* Material
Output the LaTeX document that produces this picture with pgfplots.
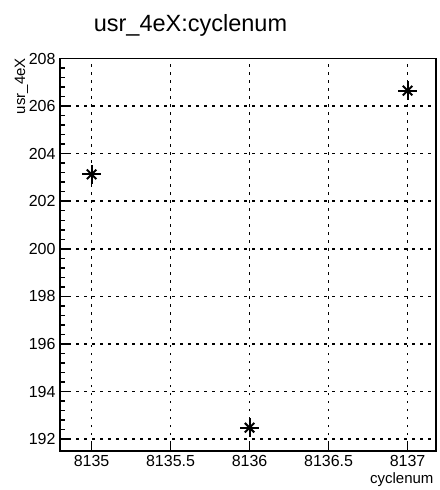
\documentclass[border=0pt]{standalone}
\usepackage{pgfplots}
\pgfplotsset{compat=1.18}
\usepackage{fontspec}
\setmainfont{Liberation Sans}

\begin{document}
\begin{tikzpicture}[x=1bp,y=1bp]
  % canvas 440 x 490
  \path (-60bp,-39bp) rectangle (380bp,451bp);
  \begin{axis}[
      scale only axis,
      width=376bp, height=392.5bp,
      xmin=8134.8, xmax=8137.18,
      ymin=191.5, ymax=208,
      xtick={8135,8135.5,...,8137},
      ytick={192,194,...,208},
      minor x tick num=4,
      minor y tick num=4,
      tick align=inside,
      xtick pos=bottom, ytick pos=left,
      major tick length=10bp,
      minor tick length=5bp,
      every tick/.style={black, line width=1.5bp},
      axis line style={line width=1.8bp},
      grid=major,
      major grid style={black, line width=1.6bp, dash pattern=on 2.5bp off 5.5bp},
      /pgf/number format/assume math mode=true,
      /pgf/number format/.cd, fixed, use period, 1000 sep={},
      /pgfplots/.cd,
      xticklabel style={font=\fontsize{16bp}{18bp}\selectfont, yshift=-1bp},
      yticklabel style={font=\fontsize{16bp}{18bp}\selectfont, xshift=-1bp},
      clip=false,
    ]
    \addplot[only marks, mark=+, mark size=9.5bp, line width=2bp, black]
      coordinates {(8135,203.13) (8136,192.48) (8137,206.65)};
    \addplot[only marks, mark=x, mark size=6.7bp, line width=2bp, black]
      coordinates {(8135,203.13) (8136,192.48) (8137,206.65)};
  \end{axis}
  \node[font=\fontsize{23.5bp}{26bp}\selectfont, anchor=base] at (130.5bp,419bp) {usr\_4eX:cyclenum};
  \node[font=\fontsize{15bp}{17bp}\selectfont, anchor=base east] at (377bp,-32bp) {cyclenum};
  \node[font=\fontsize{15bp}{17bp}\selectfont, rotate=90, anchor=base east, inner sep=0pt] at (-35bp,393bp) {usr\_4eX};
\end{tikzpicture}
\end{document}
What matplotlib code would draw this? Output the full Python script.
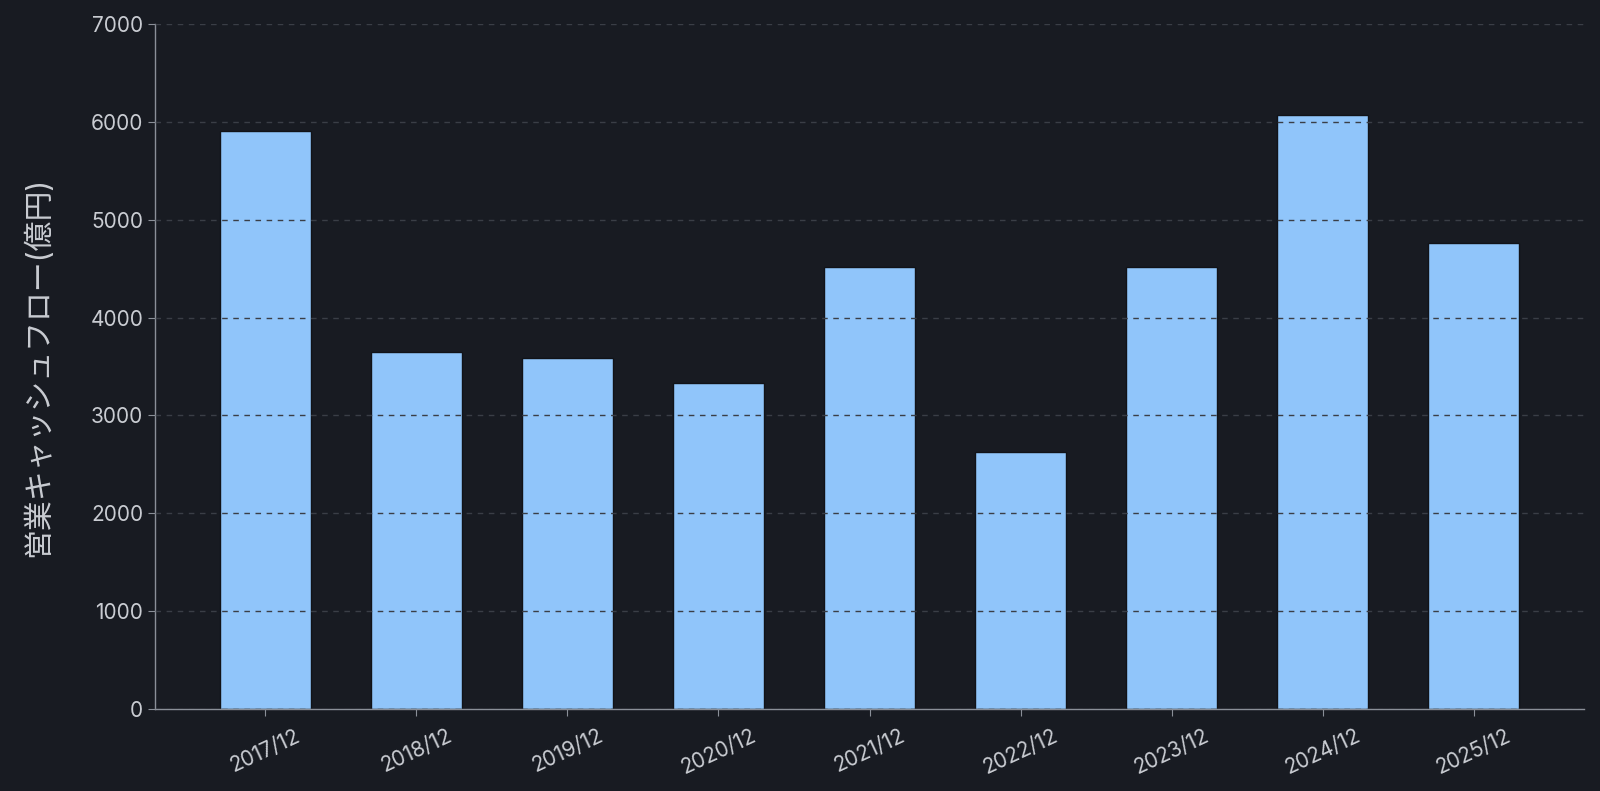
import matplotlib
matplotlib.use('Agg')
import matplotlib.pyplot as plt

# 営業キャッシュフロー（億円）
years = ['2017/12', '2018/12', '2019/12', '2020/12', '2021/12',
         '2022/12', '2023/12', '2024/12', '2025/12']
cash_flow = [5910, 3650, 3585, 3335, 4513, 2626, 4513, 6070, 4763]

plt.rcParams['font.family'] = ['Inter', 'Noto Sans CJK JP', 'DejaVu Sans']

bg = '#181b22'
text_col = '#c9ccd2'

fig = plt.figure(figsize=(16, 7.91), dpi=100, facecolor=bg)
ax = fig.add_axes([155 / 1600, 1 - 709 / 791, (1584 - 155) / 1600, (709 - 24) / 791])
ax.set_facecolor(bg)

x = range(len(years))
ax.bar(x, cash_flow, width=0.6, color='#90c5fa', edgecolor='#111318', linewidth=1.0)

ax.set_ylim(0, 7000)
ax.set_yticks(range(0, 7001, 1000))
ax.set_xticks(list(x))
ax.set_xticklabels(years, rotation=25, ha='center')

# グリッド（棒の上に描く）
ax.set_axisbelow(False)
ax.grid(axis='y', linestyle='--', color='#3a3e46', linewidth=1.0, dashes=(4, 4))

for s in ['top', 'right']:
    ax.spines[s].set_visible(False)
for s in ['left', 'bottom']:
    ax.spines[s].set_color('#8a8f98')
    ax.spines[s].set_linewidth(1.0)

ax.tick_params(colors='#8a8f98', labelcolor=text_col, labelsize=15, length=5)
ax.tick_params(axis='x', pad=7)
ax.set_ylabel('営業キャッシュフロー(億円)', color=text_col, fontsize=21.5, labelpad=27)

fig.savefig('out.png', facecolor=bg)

* Directions for this task
Pictures are not part of the copy; reproduce everything else in the records exactly.

* Solved problem
Output the LaTeX document that produces this picture with pgfplots.
\documentclass[border=0pt]{standalone}
\usepackage{pgfplots}
\pgfplotsset{compat=1.18}
\usepackage{fontspec}
\setmainfont{Liberation Sans}

\begin{document}
\begin{tikzpicture}[x=1bp,y=1bp]
  % canvas 440 x 490
  \path (-60bp,-39bp) rectangle (380bp,451bp);
  \begin{axis}[
      scale only axis,
      width=376bp, height=392.5bp,
      xmin=8134.8, xmax=8137.18,
      ymin=191.5, ymax=208,
      xtick={8135,8135.5,...,8137},
      ytick={192,194,...,208},
      minor x tick num=4,
      minor y tick num=4,
      tick align=inside,
      xtick pos=bottom, ytick pos=left,
      major tick length=10bp,
      minor tick length=5bp,
      every tick/.style={black, line width=1.5bp},
      axis line style={line width=1.8bp},
      grid=major,
      major grid style={black, line width=1.6bp, dash pattern=on 2.5bp off 5.5bp},
      /pgf/number format/assume math mode=true,
      /pgf/number format/.cd, fixed, use period, 1000 sep={},
      /pgfplots/.cd,
      xticklabel style={font=\fontsize{16bp}{18bp}\selectfont, yshift=-1bp},
      yticklabel style={font=\fontsize{16bp}{18bp}\selectfont, xshift=-1bp},
      clip=false,
    ]
    \addplot[only marks, mark=+, mark size=9.5bp, line width=2bp, black]
      coordinates {(8135,203.13) (8136,192.48) (8137,206.65)};
    \addplot[only marks, mark=x, mark size=6.7bp, line width=2bp, black]
      coordinates {(8135,203.13) (8136,192.48) (8137,206.65)};
  \end{axis}
  \node[font=\fontsize{23.5bp}{26bp}\selectfont, anchor=base] at (130.5bp,419bp) {usr\_4eX:cyclenum};
  \node[font=\fontsize{15bp}{17bp}\selectfont, anchor=base east] at (377bp,-32bp) {cyclenum};
  \node[font=\fontsize{15bp}{17bp}\selectfont, rotate=90, anchor=base east, inner sep=0pt] at (-35bp,393bp) {usr\_4eX};
\end{tikzpicture}
\end{document}
What matplotlib code would draw this? Output the full Python script.
import matplotlib
matplotlib.use('Agg')
import matplotlib.pyplot as plt

# 営業キャッシュフロー（億円）
years = ['2017/12', '2018/12', '2019/12', '2020/12', '2021/12',
         '2022/12', '2023/12', '2024/12', '2025/12']
cash_flow = [5910, 3650, 3585, 3335, 4513, 2626, 4513, 6070, 4763]

plt.rcParams['font.family'] = ['Inter', 'Noto Sans CJK JP', 'DejaVu Sans']

bg = '#181b22'
text_col = '#c9ccd2'

fig = plt.figure(figsize=(16, 7.91), dpi=100, facecolor=bg)
ax = fig.add_axes([155 / 1600, 1 - 709 / 791, (1584 - 155) / 1600, (709 - 24) / 791])
ax.set_facecolor(bg)

x = range(len(years))
ax.bar(x, cash_flow, width=0.6, color='#90c5fa', edgecolor='#111318', linewidth=1.0)

ax.set_ylim(0, 7000)
ax.set_yticks(range(0, 7001, 1000))
ax.set_xticks(list(x))
ax.set_xticklabels(years, rotation=25, ha='center')

# グリッド（棒の上に描く）
ax.set_axisbelow(False)
ax.grid(axis='y', linestyle='--', color='#3a3e46', linewidth=1.0, dashes=(4, 4))

for s in ['top', 'right']:
    ax.spines[s].set_visible(False)
for s in ['left', 'bottom']:
    ax.spines[s].set_color('#8a8f98')
    ax.spines[s].set_linewidth(1.0)

ax.tick_params(colors='#8a8f98', labelcolor=text_col, labelsize=15, length=5)
ax.tick_params(axis='x', pad=7)
ax.set_ylabel('営業キャッシュフロー(億円)', color=text_col, fontsize=21.5, labelpad=27)

fig.savefig('out.png', facecolor=bg)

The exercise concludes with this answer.